The remote process must have a version of Perl capable of executing the remote object.
Injecting code into other processes or even other machines must be done securely.
The remote process should cache the code to avoid additional performance issues.
Alternatively, the remote process may install the required module from CPAN.
Compiled modules have their own set of problems.
Modules may need to be built on the destination machine to guarantee they work.
Further Considerations
Blocking Constructors
Constructors are expected to return complete, usable objects.
Remote procedure calls imply blocking until responses are ready.
Promises can alleviate this somewhat.
Promises are permitted to work in the background until their information is needed.
They therefore block less than synchronous calls.
However they may still block for significant amounts of time.
Conserving TCP Sockets
One implementation could use a TCP connection per remote object.

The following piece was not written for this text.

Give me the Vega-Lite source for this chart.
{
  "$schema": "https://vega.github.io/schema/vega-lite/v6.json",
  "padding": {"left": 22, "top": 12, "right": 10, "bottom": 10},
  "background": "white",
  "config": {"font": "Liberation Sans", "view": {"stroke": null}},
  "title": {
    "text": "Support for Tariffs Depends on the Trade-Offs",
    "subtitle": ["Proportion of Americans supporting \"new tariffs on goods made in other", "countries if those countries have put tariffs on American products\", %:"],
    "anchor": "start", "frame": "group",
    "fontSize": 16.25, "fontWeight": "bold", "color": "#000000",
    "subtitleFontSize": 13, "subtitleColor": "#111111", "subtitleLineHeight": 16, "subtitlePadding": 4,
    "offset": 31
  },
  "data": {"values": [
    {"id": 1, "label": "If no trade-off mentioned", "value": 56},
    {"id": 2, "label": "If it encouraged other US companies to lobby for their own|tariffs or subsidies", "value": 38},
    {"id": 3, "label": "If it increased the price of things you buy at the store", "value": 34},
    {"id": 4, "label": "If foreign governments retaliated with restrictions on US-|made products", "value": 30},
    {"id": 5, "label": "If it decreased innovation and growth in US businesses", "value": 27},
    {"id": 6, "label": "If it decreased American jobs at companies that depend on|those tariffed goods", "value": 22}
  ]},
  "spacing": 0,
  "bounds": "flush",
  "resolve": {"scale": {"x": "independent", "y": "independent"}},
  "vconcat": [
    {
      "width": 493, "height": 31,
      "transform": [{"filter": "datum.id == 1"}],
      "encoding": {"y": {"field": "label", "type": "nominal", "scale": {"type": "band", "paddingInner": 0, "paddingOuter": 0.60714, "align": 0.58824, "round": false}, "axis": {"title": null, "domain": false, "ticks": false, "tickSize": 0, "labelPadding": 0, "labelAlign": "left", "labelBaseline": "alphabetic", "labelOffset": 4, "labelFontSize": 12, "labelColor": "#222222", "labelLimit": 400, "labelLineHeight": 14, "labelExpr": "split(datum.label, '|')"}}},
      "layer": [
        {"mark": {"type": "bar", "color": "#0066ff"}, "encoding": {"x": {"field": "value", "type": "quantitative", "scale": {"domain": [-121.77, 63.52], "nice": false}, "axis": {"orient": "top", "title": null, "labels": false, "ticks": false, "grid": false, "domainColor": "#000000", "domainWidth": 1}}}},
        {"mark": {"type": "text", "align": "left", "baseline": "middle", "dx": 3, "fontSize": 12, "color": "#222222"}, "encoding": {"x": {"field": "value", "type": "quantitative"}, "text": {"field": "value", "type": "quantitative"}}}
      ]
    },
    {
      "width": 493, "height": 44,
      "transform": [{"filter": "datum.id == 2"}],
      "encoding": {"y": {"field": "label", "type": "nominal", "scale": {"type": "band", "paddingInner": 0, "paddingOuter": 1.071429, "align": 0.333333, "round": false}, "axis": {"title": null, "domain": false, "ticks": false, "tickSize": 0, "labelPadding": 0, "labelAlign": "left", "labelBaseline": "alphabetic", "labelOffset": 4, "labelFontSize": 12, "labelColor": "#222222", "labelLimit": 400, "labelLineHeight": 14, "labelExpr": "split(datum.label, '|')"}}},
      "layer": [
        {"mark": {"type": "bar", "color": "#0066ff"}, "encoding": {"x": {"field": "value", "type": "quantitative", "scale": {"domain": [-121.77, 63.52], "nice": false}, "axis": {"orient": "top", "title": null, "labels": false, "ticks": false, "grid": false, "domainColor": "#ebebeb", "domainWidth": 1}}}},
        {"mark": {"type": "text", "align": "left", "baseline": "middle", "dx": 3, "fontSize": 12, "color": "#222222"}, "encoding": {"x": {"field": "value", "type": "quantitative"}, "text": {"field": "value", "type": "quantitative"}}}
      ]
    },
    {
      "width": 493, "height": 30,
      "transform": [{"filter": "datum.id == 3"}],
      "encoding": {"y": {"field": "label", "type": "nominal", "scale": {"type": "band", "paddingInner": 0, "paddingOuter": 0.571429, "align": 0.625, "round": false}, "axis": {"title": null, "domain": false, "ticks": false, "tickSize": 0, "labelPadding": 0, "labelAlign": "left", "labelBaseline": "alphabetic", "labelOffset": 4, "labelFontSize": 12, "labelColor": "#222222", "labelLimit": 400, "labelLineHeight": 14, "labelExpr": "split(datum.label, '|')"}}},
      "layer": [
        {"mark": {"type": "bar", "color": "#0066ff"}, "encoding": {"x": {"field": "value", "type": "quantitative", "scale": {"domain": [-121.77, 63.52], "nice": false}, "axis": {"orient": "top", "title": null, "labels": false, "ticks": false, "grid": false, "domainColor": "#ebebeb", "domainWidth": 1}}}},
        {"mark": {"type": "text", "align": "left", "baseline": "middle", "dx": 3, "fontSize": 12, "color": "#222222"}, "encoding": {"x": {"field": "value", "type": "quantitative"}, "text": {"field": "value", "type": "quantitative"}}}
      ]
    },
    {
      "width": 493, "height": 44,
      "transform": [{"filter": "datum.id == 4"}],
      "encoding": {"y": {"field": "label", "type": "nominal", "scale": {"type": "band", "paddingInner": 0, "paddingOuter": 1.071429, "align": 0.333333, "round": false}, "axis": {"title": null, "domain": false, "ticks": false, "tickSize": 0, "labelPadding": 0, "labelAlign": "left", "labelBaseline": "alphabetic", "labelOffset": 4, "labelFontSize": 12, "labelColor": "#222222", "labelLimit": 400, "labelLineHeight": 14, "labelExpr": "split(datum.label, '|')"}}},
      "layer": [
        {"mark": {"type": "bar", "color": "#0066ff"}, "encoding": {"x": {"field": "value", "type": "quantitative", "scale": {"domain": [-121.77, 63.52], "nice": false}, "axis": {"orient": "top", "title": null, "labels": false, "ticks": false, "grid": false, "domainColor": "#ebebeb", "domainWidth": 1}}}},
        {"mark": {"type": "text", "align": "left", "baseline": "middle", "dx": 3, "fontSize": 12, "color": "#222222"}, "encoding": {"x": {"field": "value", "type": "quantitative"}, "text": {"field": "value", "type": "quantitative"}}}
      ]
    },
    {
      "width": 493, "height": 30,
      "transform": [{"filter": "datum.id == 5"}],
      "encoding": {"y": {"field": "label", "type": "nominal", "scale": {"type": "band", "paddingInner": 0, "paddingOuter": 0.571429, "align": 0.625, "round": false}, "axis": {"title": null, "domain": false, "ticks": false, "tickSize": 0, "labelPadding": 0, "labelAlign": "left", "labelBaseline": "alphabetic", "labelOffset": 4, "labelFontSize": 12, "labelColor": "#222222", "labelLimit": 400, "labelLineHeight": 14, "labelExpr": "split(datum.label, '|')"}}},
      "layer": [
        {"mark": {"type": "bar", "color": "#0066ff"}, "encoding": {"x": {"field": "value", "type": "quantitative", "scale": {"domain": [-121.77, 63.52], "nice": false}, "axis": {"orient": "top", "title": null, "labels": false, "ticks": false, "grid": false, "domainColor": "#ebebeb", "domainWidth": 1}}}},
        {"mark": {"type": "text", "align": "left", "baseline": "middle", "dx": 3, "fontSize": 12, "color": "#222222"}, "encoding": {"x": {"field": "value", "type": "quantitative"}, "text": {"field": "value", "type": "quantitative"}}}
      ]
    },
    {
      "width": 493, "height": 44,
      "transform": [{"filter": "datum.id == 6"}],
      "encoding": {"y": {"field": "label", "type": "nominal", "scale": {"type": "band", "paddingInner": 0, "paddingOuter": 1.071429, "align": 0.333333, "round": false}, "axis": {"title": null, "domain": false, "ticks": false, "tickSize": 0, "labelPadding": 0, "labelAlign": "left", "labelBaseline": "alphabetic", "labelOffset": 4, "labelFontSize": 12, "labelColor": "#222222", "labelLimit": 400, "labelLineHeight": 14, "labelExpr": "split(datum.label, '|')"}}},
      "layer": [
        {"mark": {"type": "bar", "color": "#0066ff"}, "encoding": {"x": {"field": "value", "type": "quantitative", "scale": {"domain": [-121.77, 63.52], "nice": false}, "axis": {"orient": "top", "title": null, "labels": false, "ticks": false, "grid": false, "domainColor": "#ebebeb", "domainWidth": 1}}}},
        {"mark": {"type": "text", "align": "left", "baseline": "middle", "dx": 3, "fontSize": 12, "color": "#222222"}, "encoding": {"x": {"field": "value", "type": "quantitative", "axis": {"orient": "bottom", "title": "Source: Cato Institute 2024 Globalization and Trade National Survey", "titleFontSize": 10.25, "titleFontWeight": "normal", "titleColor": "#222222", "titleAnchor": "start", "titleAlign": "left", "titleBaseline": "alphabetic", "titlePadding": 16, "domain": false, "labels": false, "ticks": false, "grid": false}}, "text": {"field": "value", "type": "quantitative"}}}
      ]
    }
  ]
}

TCP connection building and teardown are expensive.
It will be more efficient to multiplex object communication between the same processes.
The BXXP protocol seems designed for this task.
Reflexive Data Members
POE's early object environment experiments were very MUD-like.
Nearly every object was required to be in a container.
Changing an object's container required updates to its old and new containers' contents.
This was a fundamental aspect of the system.
The system implemented basic code to handle the referential integrity.
Procedure
Ask the object whether its container may be changed.
Ask the old container whether the object may be removed.
Ask the new container whether the object may be added.
Move the object from its old container to its new container.
Notify the old container that the object was removed.
Notify the new container that the object was added.
Notify the object that its container has changed.
Technology Questions
How are new Moose types defined?
New types may be needed for some of the container magic.
How may hooks be affixed to Moose members?
Attribute traits allow accessors and mutators to behave differently.
Member change advertisement may be implemented as traits.
Chris Williams suggested Variable::Magic as well.
How does Moose map to this framework's features?
Moose features seem to be coupled to classes rather than individual objects.
How can Moose implement the basic functionality necessary for the features listed in this document?